Brandes last sang Susannah over three years ago. Given the changes to her voice, she has spent the last few months reintegrating it into her body.
“I remember when I first sang the role I was thrilled to get through it,” she confessed. “It went extremely well, but there were moments when I felt frustrated that I couldn’t do certain phrases in one breath, or that I had musical ideas that I was still not capable of accomplishing. This progression has allowed me to explore more musical options and challenged me to come up with new interpretive ideas.”
Brandes considers Susannah the pivotal character who motivates most of the opera’s action.

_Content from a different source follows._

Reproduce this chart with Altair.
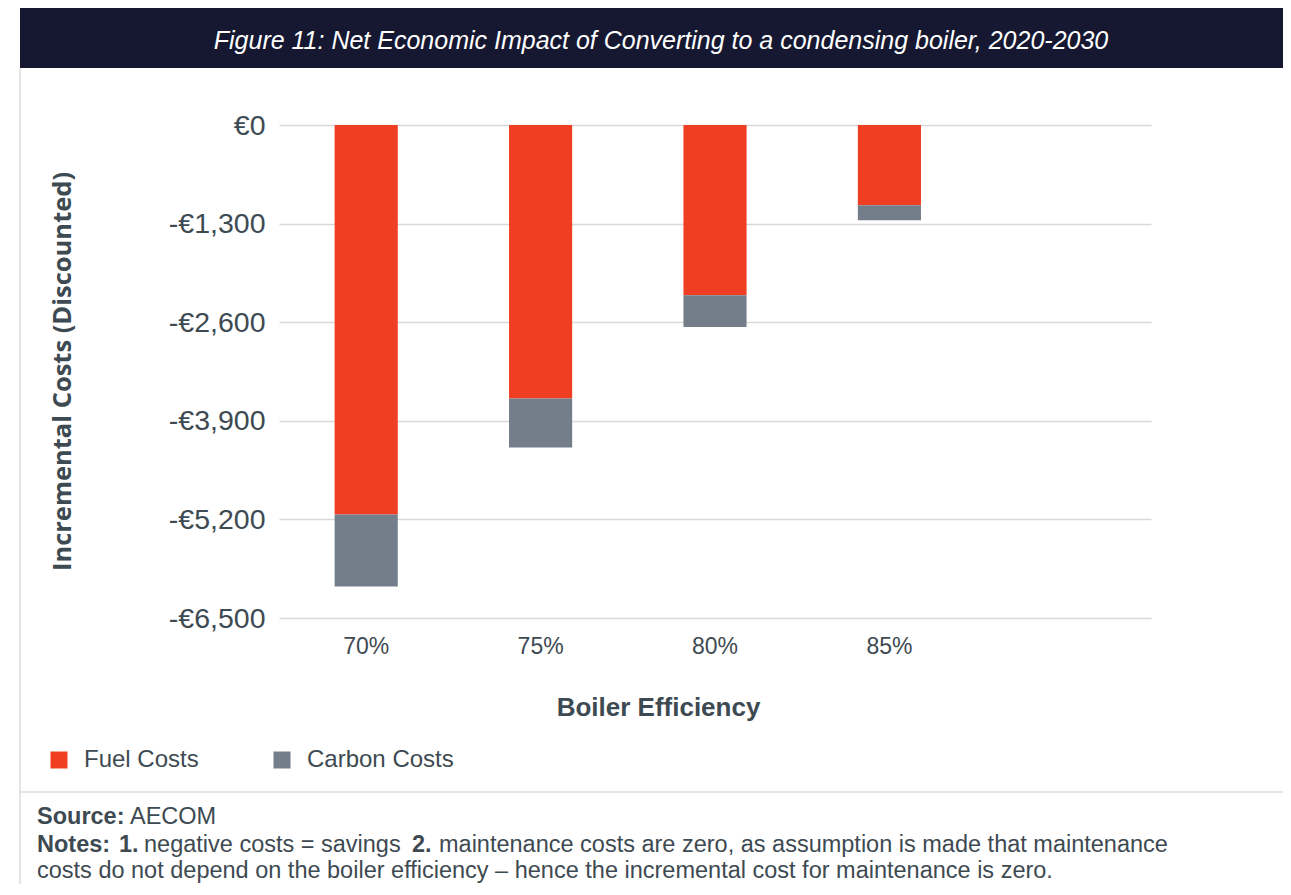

“It’s often hard to tell how one’s performance comes off, but I think when I perform her, she comes off as incredibly smart, very clever, very fun loving, and easily loved,” she said. “I endeavor to color how I speak to each character so that there is a clear mode of relating between myself and the Countess, the Count, Cherubino, and Marcelina, which is a challenge.”
As with all her endeavors, Brandes acknowledges that the key to a successful Susannah is to keep her heart open throughout.
“I feel incredibly fortunate to do what I do,” she said. “It gives me such profound happiness and contentment. It also puts me around the bend sometimes because I take it very, very seriously. I don’t want to seem too messianic, but I see singing as a way of being of service to my fellow human beings.”
Such thoughts led to Brandes’ observations on the function of art in society:
“Art serves to humanize. It expands one’s heart and mind and notion of what beauty is in the world,” she said. “Even in your daily life, those experiences can change the way you go through the world and the kind of human being you are. They help you see what you can contribute and change for the betterment of the world. My part in that is very tiny indeed. But I feel very strongly about it.”